Over the past few years, I’ve kept a record of things that have caused controversy in churches with whom I’ve been acquainted. Perhaps these things won’t surprise you, but here are 10 of them. I’d love to hear your thoughts about any one of them:

  1. Pastoral access to giving records of members. Some folks believed the pastor should have no such access, but others argued he must in order to shepherd the flock toward obedience. More and more churches are taking the second position.
  2. “Term limits” on volunteer positions. Many churches have a rotation system for some positions (e.g., deacons, trustees), but not for the majority of workers. Imagine the questions when church proposed that all volunteers take scheduled time off to renew their hearts.
  3. Auditions for choir members and soloists. This practice that is typical of larger churches is apparently influencing smaller churches as well. Frankly, I wish we had auditioned some of the singers in the first church I pastored. . . . .
  4. Doing away with “come forward” altar calls. I’ve written about different types of “invitations” we’re seeing, but the struggle in this case related to tradition. The church had always done it that way, and dropping the “invitation” felt wrong.
  5. Administrative assistants who are also church members. When the pastor decided to go outside the church for an administrative assistant, members didn’t understand his reasoning. Arguments for and against this position are numerous, and I encourage you to check them out.
  6. Church discipline of a long-term church member. Most churches have not done church discipline in many years, and many who have didn’t do it well. In this case, both issues were in play: this case was the first one the church had faced in years, and they didn’t handle it well.
  7. Family members of the pastor on the church staff. Two of them, in fact. This arrangement led to all kinds of problems.
  8. Not reporting individual staff salaries in the church budget. The church had been accustomed to knowing every salary. When the new pastor changed the process, some members felt he was hiding something.
  9. Allowing non-believers and non-church members to serve in the church’s ministries. Granted, the church doesn’t allow them to serve in teaching positions, but they do give them other opportunities so they might get connected. Some members, however, stood against this practice.
  10. Inviting children of a different race into the children’s program. I’m afraid that ungodly prejudice still exists in some churches.

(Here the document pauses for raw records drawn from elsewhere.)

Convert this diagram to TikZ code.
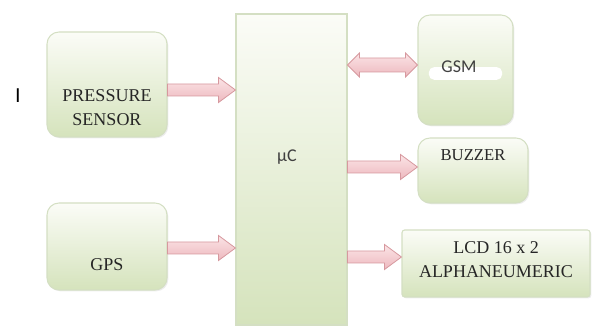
\documentclass[tikz,border=0pt]{standalone}
\usepackage{fontspec}
\setmainfont{Liberation Serif}
\newfontfamily\calfont{Carlito}
\newfontfamily\arialfont{Liberation Sans}
\usetikzlibrary{calc,shadows}

\definecolor{boxtop}{RGB}{251,252,247}
\definecolor{boxgreen}{RGB}{213,227,188}
\definecolor{boxline}{RGB}{212,223,195}
\definecolor{arrtop}{RGB}{251,228,230}
\definecolor{arrbot}{RGB}{237,184,190}
\definecolor{arrline}{RGB}{214,152,158}

\begin{document}
\begin{tikzpicture}[
  x=0.75pt, y=-0.75pt,
  box/.style={draw=boxline, line width=0.8pt, top color=boxtop, bottom color=boxgreen,
              rounded corners=9pt, inner sep=0pt,
              drop shadow={opacity=0.15, shadow xshift=1pt, shadow yshift=-1pt}},
  txt/.style={font=\fontsize{13.5}{18}\selectfont, align=center, text=black!85},
  sans/.style={font=\calfont\fontsize{13.5}{15}\selectfont, text=black!75},
  blob/.style={fill=white, rounded corners=4pt, minimum width=55pt,
               minimum height=9.5pt, inner sep=0pt},
  arr/.style={draw=arrline, line width=0.6pt, top color=arrtop, bottom color=arrbot,
              to path={let \p1=(\tikztostart), \p2=(\tikztotarget) in
                (\x1,\y1+4.5pt) -- (\x2-12.75pt,\y1+4.5pt) -- (\x2-12.75pt,\y1+9.4pt)
                -- (\x2,\y1) -- (\x2-12.75pt,\y1-9.4pt) -- (\x2-12.75pt,\y1-4.5pt)
                -- (\x1,\y1-4.5pt) -- cycle}},
  dblarr/.style={draw=arrline, line width=0.6pt, top color=arrtop, bottom color=arrbot,
              to path={let \p1=(\tikztostart), \p2=(\tikztotarget) in
                (\x1,\y1) -- (\x1+9pt,\y1+9pt) -- (\x1+9pt,\y1+5.25pt)
                -- (\x2-9pt,\y1+5.25pt) -- (\x2-9pt,\y1+9pt) -- (\x2,\y1)
                -- (\x2-9pt,\y1-9pt) -- (\x2-9pt,\y1-5.25pt) -- (\x1+9pt,\y1-5.25pt)
                -- (\x1+9pt,\y1-9pt) -- cycle}}
]
  \useasboundingbox (0,0) rectangle (592,327);

  \node[font=\arialfont\fontsize{15}{17}\selectfont] (mark) at (18,96) {I};

  \node[box, minimum width=90pt, minimum height=78.75pt,
        label={[txt, yshift=-17.6pt]center:{PRESSURE\\SENSOR}}] (ps) at (107,84.5) {};
  \node[box, minimum width=90pt, minimum height=65.25pt,
        label={[txt, yshift=-13.9pt]center:GPS}] (gps) at (107,246.5) {};
  \node[box, rounded corners=0pt, minimum width=83.25pt, minimum height=233.25pt,
        label={[sans, xshift=-3.4pt, yshift=9.4pt]center:µC}] (uc) at (291.5,169.5) {};
  \node[box, minimum width=71.25pt, minimum height=82.5pt,
        label={[blob, yshift=-2.6pt]center:{}},
        label={[sans, xshift=-4.9pt, yshift=2.2pt]center:GSM}] (gsm) at (465.5,70) {};
  \node[box, minimum width=82.5pt, minimum height=48.75pt,
        label={[txt, font=\fontsize{12.5}{15}\selectfont, yshift=11.6pt]center:BUZZER}] (buz) at (473,170.5) {};
  \node[box, rounded corners=2pt, minimum width=141pt, minimum height=50.25pt,
        label={[txt, yshift=3pt]center:{LCD 16 x 2\\ALPHANEUMERIC}}] (lcd) at (496,263.5) {};

  \draw[arr] (ps.east |- 0,90) to (uc.west);
  \draw[arr] (gps.east |- 0,248) to (uc.west);
  \draw[dblarr] (uc.east |- 0,65) to (gsm.west);
  \draw[arr] (uc.east |- 0,167) to (buz.west);
  \draw[arr] (uc.east |- 0,257) to (lcd.west);
\end{tikzpicture}
\end{document}
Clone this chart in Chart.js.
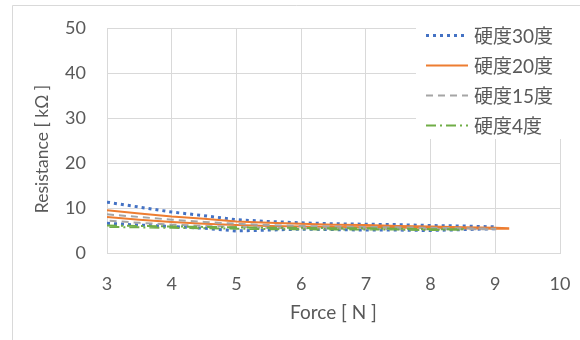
<!DOCTYPE html>
<html>
<head>
<meta charset="utf-8">
<script src="https://cdn.jsdelivr.net/npm/chart.js@4/dist/chart.umd.min.js"></script>
<style>
  html, body { margin: 0; padding: 0; background: #fff; }
  #wrap { width: 580px; height: 340px; position: relative; }
</style>
</head>
<body>
<div id="wrap"><canvas id="resChart" width="580" height="340"></canvas></div>
<script>
// 荷重 [N]
const forces = [3, 3.5, 4, 4.5, 5, 5.5, 6, 6.5, 7, 7.5, 8, 8.5, 9, 9.2];

// 抵抗値 [kΩ] 加圧 / 除圧
const load30   = [11.3, 10.2, 9.1, 8.3, 7.4, 7.0, 6.7, 6.5, 6.4, 6.3, 6.1, 6.0, 5.8];
const unload30 = [6.6, 6.2, 5.9, 5.5, 4.9, 5.1, 5.3, 5.2, 5.1, 5.1, 5.0, 5.2, 5.4];
const load20   = [9.5, 8.8, 8.1, 7.6, 7.0, 6.7, 6.5, 6.3, 6.2, 6.0, 5.9, 5.7, 5.6, 5.5];
const unload20 = [8.0, 7.4, 6.9, 6.5, 6.2, 6.0, 5.9, 5.8, 5.7, 5.6, 5.6, 5.5, 5.4, 5.4];
const load15   = [8.6, 8.0, 7.4, 6.9, 6.5, 6.2, 6.0, 5.9, 5.8, 5.7, 5.6, 5.5, 5.4];
const unload15 = [7.2, 6.7, 6.3, 6.0, 5.8, 5.6, 5.5, 5.4, 5.4, 5.3, 5.3, 5.3, 5.3];
const load4    = [6.1, 6.0, 5.9, 5.8, 5.7, 5.6, 5.6, 5.5, 5.5, 5.4, 5.3, 5.3];
const unload4  = [5.8, 5.7, 5.6, 5.5, 5.4, 5.3, 5.3, 5.2, 5.2, 5.2, 5.1, 5.2];

const seriesNames = ['硬度30度', '硬度20度', '硬度15度', '硬度4度'];
const xTicks = [3, 4, 5, 6, 7, 8, 9, 10];
const yTicks = [0, 10, 20, 30, 40, 50];

const FONT = "Lato, 'Noto Sans CJK JP', sans-serif";
const TXT = '#595959';
const GRID = '#d9d9d9';

// 加圧して除圧に戻るループ
function loop(load, unload) {
  const pts = load.map((v, i) => ({ x: forces[i], y: v }));
  for (let i = unload.length - 1; i >= 0; i--) pts.push({ x: forces[i], y: unload[i] });
  return pts;
}

const styles = [
  { color: '#4472C4', dash: [3, 4], width: 3 },
  { color: '#ED7D31', dash: [], width: 2 },
  { color: '#A5A5A5', dash: [7, 5], width: 2 },
  { color: '#70AD47', dash: [10, 4, 2, 4], width: 2 }
];
const loops = [loop(load30, unload30), loop(load20, unload20), loop(load15, unload15), loop(load4, unload4)];

// 枠線・縦軸タイトル・凡例
const frameLegend = {
  id: 'frameLegend',
  beforeDraw(chart) {
    const c = chart.ctx;
    c.save();
    c.fillStyle = '#fff';
    c.fillRect(0, 0, chart.width, chart.height);
    c.strokeStyle = GRID;
    c.lineWidth = 1;
    c.beginPath();
    c.moveTo(12.5, 340); c.lineTo(12.5, 5.5); c.lineTo(580, 5.5);
    c.stroke();
    c.translate(42, 149);
    c.rotate(-Math.PI / 2);
    c.font = '17.5px ' + FONT;
    c.fillStyle = TXT;
    c.textAlign = 'center';
    c.textBaseline = 'middle';
    c.fillText('Resistance [ kΩ ]', 0, 0);
    c.restore();
  },
  afterDraw(chart) {
    const c = chart.ctx;
    c.save();
    c.fillStyle = '#fff';
    c.fillRect(416, 20, 152, 119);
    c.font = '19px ' + FONT;
    c.textBaseline = 'middle';
    seriesNames.forEach((name, i) => {
      const y = 35.5 + i * 30;
      const s = styles[i];
      c.strokeStyle = s.color;
      c.lineWidth = s.width;
      c.setLineDash(s.dash);
      c.beginPath();
      c.moveTo(426, y); c.lineTo(468, y);
      c.stroke();
      c.setLineDash([]);
      c.fillStyle = TXT;
      c.fillText(name, 474, y + 1);
    });
    c.restore();
  }
};

new Chart(document.getElementById('resChart').getContext('2d'), {
  type: 'line',
  data: {
    datasets: seriesNames.map((name, i) => ({
      label: name,
      data: loops[i],
      borderColor: styles[i].color,
      borderDash: styles[i].dash,
      borderWidth: styles[i].width,
      pointRadius: 0,
      tension: 0,
      fill: false,
      order: 4 - i
    }))
  },
  options: {
    responsive: false,
    animation: false,
    layout: { padding: { left: 0, top: 28, right: 20, bottom: 0 } },
    plugins: { legend: { display: false }, tooltip: { enabled: false } },
    scales: {
      x: {
        type: 'linear', min: 3, max: 10,
        afterBuildTicks: s => { s.ticks = xTicks.map(v => ({ value: v })); },
        afterFit: s => { s.height = 87; s.paddingLeft = 0; s.paddingRight = 0; },
        grid: { color: GRID, drawTicks: false },
        border: { color: GRID },
        ticks: { color: TXT, font: { family: FONT, size: 18 }, padding: 20, maxRotation: 0 },
        title: { display: true, text: 'Force [ N ]', color: TXT, font: { family: FONT, size: 19 }, padding: { bottom: 16 } }
      },
      y: {
        min: 0, max: 50,
        afterBuildTicks: s => { s.ticks = yTicks.map(v => ({ value: v })); },
        afterFit: s => { s.width = 107; s.paddingTop = 0; s.paddingBottom = 0; },
        grid: { color: GRID, drawTicks: false },
        border: { color: GRID },
        ticks: { color: TXT, font: { family: FONT, size: 18 }, padding: 21 }
      }
    }
  },
  plugins: [frameLegend]
});
</script>
</body>
</html>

What are your thoughts on any of these issues? 


  • Robin G. Jordan says:

    I have been involved in a number of churches in which the pastor has given a “come forward” invitation after preaching a sermon and without fail no one comes forward week after week. This practice is hangover from the “sawdust trail” of the old-fashioned revival and serves no real purpose. Most people are too embarrassed to take this step in the full view of their friends, neighbors, and relatives, having attended worship services and Sunday school at the church for months or even years. Those who did come forward in their teen years report doing so because their friends did, not because the Holy Spirit moved them to give their lives to Jesus Christ. Or they feared the disapproval of the adult members of the church if they did not. For this reason a number of pastors have abandoned the practice and replaced it with a prayer time in which those who do feel moved to give their lives to Jesus Christ can repeat a prayer of commitment in the silence of their hearts while the pastor voices such a prayer. Attendees of the church’s worship services and Sunday school, including longtime members of the church, are encouraged to take part in a discipleship class which explores what it means to be a disciple of Jesus Christ. This includes the place of baptism and the Lord’s Supper in the Christian life. Those who have not made a public declaration of their faith in Jesus Christ can make such a declaration in baptism.

  • mark says:

    I saw the “come forward” after the last 5-10 minutes of the sermon being the preacher’s begging be used week after week. Every few years someone would go up and the congregation would start wondering what juicy bit of gossip would be spilled or how much the person would say and whispering while the preacher was being told. A better version was when during a song people could go see one of the leaders in a room behind the sanctuary. The Episcopalians have an unspoken “altar call” and have either lay people or clergy in one of the chapels during the time when the congregation is going to the rail to receive the communion. People can go there quietly without being overheard.

  • Gregory Pouncey says:

    We continue to offer the “come forward” invitation each week to give people the opportunity not merely to trust Christ but also to pray with pastors and even to kneel in prayer responding to God about what the Spirit spoke to them about through the message. Just this past Sunday a college student came to let people know she was trusting in Jesus. The “come forward” didn’t save her, but it was nice for our people to rejoice with her. I don’t see a need to draw such a harsh dividing line between those who do and those who don’t. Let the Spirit lead each congregation in the way best suited to their situation when it comes to a time of response.

  • Robin G Jordan says:

    At one of my former churches we had prayer teams who laid on hands and prayed for (or with) with people during the communion time or after the service. Anyone who wished prayer could go to one of the teams during the distribution of communion or following the dismissal. This afforded anyone who wished to surrender their lives to Jesus Christ or renewed their commitment to him to do so with prayer at these times. The existence of these teams also conveyed the message that prayer and the laying on of hands was something that the whole body of Christ does, not just the pastor. It reinforced the idea that Sunday morning worship gatherings were the work of the whole people of God, and not the dog and pony show of one person — the pastor.

  • Tom Jones says:

    Admin assistants who are treated like an elder or the pastor’s personal confidant. When those two things happen they team up to challenge anyone who doesn’t see eye to eye with them on things. The admin assistant is empowered beyond her role especially because she feels personally threatened if there are issues. They then work as a team to control an individual and the narrative on that person. Also family on staff is never healthy. Never once have I seen it done well!

  • Mike says:

    Could you create a pros/cons column on family on staff? Would be curious about it. Before pastoring the small church I do now (only one on staff full time), the large church I came from had several family on staff or as an elder – sometimes I could see nepotism almost in play but I can also understand why family hires (and many churches have sons as assistant pastors). Thanks.